### Your task
Copy all the material that follows, keeping every character the same.

### Data extract
::::::::
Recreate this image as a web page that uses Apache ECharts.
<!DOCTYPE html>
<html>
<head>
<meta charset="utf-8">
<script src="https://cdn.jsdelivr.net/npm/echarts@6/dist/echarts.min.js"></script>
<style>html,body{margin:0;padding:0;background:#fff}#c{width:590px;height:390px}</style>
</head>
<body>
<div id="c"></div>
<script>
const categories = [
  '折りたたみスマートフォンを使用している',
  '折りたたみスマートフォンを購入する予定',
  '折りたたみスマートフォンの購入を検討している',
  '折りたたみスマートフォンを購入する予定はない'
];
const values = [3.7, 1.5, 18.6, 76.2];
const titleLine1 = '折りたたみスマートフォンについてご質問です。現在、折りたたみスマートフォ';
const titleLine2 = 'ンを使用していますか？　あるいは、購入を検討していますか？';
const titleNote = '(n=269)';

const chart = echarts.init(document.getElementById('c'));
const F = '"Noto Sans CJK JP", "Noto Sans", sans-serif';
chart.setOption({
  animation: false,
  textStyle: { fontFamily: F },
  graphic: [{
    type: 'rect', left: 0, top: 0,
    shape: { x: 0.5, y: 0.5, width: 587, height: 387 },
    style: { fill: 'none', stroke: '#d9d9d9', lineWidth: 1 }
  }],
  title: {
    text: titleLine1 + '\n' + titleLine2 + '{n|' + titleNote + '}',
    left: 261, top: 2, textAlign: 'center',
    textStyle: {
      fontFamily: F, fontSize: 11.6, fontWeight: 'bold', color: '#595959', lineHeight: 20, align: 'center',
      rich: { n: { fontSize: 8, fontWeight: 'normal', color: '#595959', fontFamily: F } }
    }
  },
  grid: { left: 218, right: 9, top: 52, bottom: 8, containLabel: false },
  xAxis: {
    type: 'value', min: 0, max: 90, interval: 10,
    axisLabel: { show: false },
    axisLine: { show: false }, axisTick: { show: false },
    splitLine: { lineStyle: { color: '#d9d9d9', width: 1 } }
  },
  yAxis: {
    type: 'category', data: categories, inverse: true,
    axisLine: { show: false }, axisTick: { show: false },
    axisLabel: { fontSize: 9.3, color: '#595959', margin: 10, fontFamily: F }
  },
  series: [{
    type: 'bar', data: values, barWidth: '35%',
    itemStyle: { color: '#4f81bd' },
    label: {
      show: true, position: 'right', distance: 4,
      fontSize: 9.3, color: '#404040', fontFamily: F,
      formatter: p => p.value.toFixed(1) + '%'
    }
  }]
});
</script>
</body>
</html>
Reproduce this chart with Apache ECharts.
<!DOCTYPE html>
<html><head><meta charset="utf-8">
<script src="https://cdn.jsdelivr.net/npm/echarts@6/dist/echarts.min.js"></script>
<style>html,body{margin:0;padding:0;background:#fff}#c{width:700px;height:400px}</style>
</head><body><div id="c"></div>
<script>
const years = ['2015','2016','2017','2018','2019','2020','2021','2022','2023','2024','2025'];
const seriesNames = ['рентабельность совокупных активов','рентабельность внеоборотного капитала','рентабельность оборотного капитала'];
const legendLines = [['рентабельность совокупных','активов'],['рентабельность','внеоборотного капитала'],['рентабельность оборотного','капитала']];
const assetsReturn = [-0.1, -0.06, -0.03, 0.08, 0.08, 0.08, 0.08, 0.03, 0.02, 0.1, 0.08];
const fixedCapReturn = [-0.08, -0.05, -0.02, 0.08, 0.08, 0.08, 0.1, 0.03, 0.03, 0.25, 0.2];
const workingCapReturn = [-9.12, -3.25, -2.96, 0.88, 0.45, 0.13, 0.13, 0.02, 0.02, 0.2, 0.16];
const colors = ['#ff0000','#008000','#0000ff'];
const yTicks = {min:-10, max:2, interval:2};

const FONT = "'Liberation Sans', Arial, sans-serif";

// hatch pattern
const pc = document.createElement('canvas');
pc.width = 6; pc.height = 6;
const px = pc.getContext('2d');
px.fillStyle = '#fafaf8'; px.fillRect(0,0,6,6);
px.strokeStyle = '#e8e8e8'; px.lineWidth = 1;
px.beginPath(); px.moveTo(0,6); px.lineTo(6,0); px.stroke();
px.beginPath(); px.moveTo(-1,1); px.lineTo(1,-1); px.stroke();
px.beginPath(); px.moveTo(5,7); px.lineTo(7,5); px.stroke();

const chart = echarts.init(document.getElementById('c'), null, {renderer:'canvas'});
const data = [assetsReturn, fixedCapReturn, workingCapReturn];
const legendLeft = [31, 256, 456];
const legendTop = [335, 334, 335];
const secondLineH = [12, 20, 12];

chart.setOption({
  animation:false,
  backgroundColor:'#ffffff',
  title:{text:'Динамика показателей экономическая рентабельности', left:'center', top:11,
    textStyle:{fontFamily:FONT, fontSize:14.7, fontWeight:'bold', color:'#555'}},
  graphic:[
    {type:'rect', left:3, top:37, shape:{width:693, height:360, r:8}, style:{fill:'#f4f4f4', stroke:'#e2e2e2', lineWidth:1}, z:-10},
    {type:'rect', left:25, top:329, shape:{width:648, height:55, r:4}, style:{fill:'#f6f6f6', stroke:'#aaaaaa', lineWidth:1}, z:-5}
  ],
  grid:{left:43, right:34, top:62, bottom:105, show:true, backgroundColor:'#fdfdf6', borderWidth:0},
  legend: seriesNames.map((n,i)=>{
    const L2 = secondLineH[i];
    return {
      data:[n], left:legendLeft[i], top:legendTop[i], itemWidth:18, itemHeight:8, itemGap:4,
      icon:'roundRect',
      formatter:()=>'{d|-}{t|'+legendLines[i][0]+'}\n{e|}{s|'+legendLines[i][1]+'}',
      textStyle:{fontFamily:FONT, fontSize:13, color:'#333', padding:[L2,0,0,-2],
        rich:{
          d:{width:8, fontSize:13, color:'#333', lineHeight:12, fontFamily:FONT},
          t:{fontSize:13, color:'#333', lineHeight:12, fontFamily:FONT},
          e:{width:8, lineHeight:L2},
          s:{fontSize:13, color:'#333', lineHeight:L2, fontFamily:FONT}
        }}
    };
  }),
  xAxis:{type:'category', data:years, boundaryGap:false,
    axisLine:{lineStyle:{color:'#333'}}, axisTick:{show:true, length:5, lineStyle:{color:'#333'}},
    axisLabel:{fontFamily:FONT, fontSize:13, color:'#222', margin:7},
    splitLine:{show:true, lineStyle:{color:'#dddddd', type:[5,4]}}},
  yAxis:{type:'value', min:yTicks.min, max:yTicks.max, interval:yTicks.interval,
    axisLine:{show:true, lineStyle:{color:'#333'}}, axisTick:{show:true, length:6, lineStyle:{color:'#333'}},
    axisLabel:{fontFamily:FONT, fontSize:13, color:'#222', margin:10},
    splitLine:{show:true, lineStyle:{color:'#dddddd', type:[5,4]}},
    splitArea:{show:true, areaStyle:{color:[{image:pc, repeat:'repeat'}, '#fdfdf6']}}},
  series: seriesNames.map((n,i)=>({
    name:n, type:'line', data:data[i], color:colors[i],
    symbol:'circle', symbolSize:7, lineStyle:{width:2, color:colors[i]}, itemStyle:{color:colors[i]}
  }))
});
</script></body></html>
::::::::
### Result for this task
Recreate this image as a web page that uses Apache ECharts.
<!DOCTYPE html>
<html>
<head>
<meta charset="utf-8">
<script src="https://cdn.jsdelivr.net/npm/echarts@6/dist/echarts.min.js"></script>
<style>html,body{margin:0;padding:0;background:#fff}#c{width:590px;height:390px}</style>
</head>
<body>
<div id="c"></div>
<script>
const categories = [
  '折りたたみスマートフォンを使用している',
  '折りたたみスマートフォンを購入する予定',
  '折りたたみスマートフォンの購入を検討している',
  '折りたたみスマートフォンを購入する予定はない'
];
const values = [3.7, 1.5, 18.6, 76.2];
const titleLine1 = '折りたたみスマートフォンについてご質問です。現在、折りたたみスマートフォ';
const titleLine2 = 'ンを使用していますか？　あるいは、購入を検討していますか？';
const titleNote = '(n=269)';

const chart = echarts.init(document.getElementById('c'));
const F = '"Noto Sans CJK JP", "Noto Sans", sans-serif';
chart.setOption({
  animation: false,
  textStyle: { fontFamily: F },
  graphic: [{
    type: 'rect', left: 0, top: 0,
    shape: { x: 0.5, y: 0.5, width: 587, height: 387 },
    style: { fill: 'none', stroke: '#d9d9d9', lineWidth: 1 }
  }],
  title: {
    text: titleLine1 + '\n' + titleLine2 + '{n|' + titleNote + '}',
    left: 261, top: 2, textAlign: 'center',
    textStyle: {
      fontFamily: F, fontSize: 11.6, fontWeight: 'bold', color: '#595959', lineHeight: 20, align: 'center',
      rich: { n: { fontSize: 8, fontWeight: 'normal', color: '#595959', fontFamily: F } }
    }
  },
  grid: { left: 218, right: 9, top: 52, bottom: 8, containLabel: false },
  xAxis: {
    type: 'value', min: 0, max: 90, interval: 10,
    axisLabel: { show: false },
    axisLine: { show: false }, axisTick: { show: false },
    splitLine: { lineStyle: { color: '#d9d9d9', width: 1 } }
  },
  yAxis: {
    type: 'category', data: categories, inverse: true,
    axisLine: { show: false }, axisTick: { show: false },
    axisLabel: { fontSize: 9.3, color: '#595959', margin: 10, fontFamily: F }
  },
  series: [{
    type: 'bar', data: values, barWidth: '35%',
    itemStyle: { color: '#4f81bd' },
    label: {
      show: true, position: 'right', distance: 4,
      fontSize: 9.3, color: '#404040', fontFamily: F,
      formatter: p => p.value.toFixed(1) + '%'
    }
  }]
});
</script>
</body>
</html>
Reproduce this chart with Apache ECharts.
<!DOCTYPE html>
<html><head><meta charset="utf-8">
<script src="https://cdn.jsdelivr.net/npm/echarts@6/dist/echarts.min.js"></script>
<style>html,body{margin:0;padding:0;background:#fff}#c{width:700px;height:400px}</style>
</head><body><div id="c"></div>
<script>
const years = ['2015','2016','2017','2018','2019','2020','2021','2022','2023','2024','2025'];
const seriesNames = ['рентабельность совокупных активов','рентабельность внеоборотного капитала','рентабельность оборотного капитала'];
const legendLines = [['рентабельность совокупных','активов'],['рентабельность','внеоборотного капитала'],['рентабельность оборотного','капитала']];
const assetsReturn = [-0.1, -0.06, -0.03, 0.08, 0.08, 0.08, 0.08, 0.03, 0.02, 0.1, 0.08];
const fixedCapReturn = [-0.08, -0.05, -0.02, 0.08, 0.08, 0.08, 0.1, 0.03, 0.03, 0.25, 0.2];
const workingCapReturn = [-9.12, -3.25, -2.96, 0.88, 0.45, 0.13, 0.13, 0.02, 0.02, 0.2, 0.16];
const colors = ['#ff0000','#008000','#0000ff'];
const yTicks = {min:-10, max:2, interval:2};

const FONT = "'Liberation Sans', Arial, sans-serif";

// hatch pattern
const pc = document.createElement('canvas');
pc.width = 6; pc.height = 6;
const px = pc.getContext('2d');
px.fillStyle = '#fafaf8'; px.fillRect(0,0,6,6);
px.strokeStyle = '#e8e8e8'; px.lineWidth = 1;
px.beginPath(); px.moveTo(0,6); px.lineTo(6,0); px.stroke();
px.beginPath(); px.moveTo(-1,1); px.lineTo(1,-1); px.stroke();
px.beginPath(); px.moveTo(5,7); px.lineTo(7,5); px.stroke();

const chart = echarts.init(document.getElementById('c'), null, {renderer:'canvas'});
const data = [assetsReturn, fixedCapReturn, workingCapReturn];
const legendLeft = [31, 256, 456];
const legendTop = [335, 334, 335];
const secondLineH = [12, 20, 12];

chart.setOption({
  animation:false,
  backgroundColor:'#ffffff',
  title:{text:'Динамика показателей экономическая рентабельности', left:'center', top:11,
    textStyle:{fontFamily:FONT, fontSize:14.7, fontWeight:'bold', color:'#555'}},
  graphic:[
    {type:'rect', left:3, top:37, shape:{width:693, height:360, r:8}, style:{fill:'#f4f4f4', stroke:'#e2e2e2', lineWidth:1}, z:-10},
    {type:'rect', left:25, top:329, shape:{width:648, height:55, r:4}, style:{fill:'#f6f6f6', stroke:'#aaaaaa', lineWidth:1}, z:-5}
  ],
  grid:{left:43, right:34, top:62, bottom:105, show:true, backgroundColor:'#fdfdf6', borderWidth:0},
  legend: seriesNames.map((n,i)=>{
    const L2 = secondLineH[i];
    return {
      data:[n], left:legendLeft[i], top:legendTop[i], itemWidth:18, itemHeight:8, itemGap:4,
      icon:'roundRect',
      formatter:()=>'{d|-}{t|'+legendLines[i][0]+'}\n{e|}{s|'+legendLines[i][1]+'}',
      textStyle:{fontFamily:FONT, fontSize:13, color:'#333', padding:[L2,0,0,-2],
        rich:{
          d:{width:8, fontSize:13, color:'#333', lineHeight:12, fontFamily:FONT},
          t:{fontSize:13, color:'#333', lineHeight:12, fontFamily:FONT},
          e:{width:8, lineHeight:L2},
          s:{fontSize:13, color:'#333', lineHeight:L2, fontFamily:FONT}
        }}
    };
  }),
  xAxis:{type:'category', data:years, boundaryGap:false,
    axisLine:{lineStyle:{color:'#333'}}, axisTick:{show:true, length:5, lineStyle:{color:'#333'}},
    axisLabel:{fontFamily:FONT, fontSize:13, color:'#222', margin:7},
    splitLine:{show:true, lineStyle:{color:'#dddddd', type:[5,4]}}},
  yAxis:{type:'value', min:yTicks.min, max:yTicks.max, interval:yTicks.interval,
    axisLine:{show:true, lineStyle:{color:'#333'}}, axisTick:{show:true, length:6, lineStyle:{color:'#333'}},
    axisLabel:{fontFamily:FONT, fontSize:13, color:'#222', margin:10},
    splitLine:{show:true, lineStyle:{color:'#dddddd', type:[5,4]}},
    splitArea:{show:true, areaStyle:{color:[{image:pc, repeat:'repeat'}, '#fdfdf6']}}},
  series: seriesNames.map((n,i)=>({
    name:n, type:'line', data:data[i], color:colors[i],
    symbol:'circle', symbolSize:7, lineStyle:{width:2, color:colors[i]}, itemStyle:{color:colors[i]}
  }))
});
</script></body></html>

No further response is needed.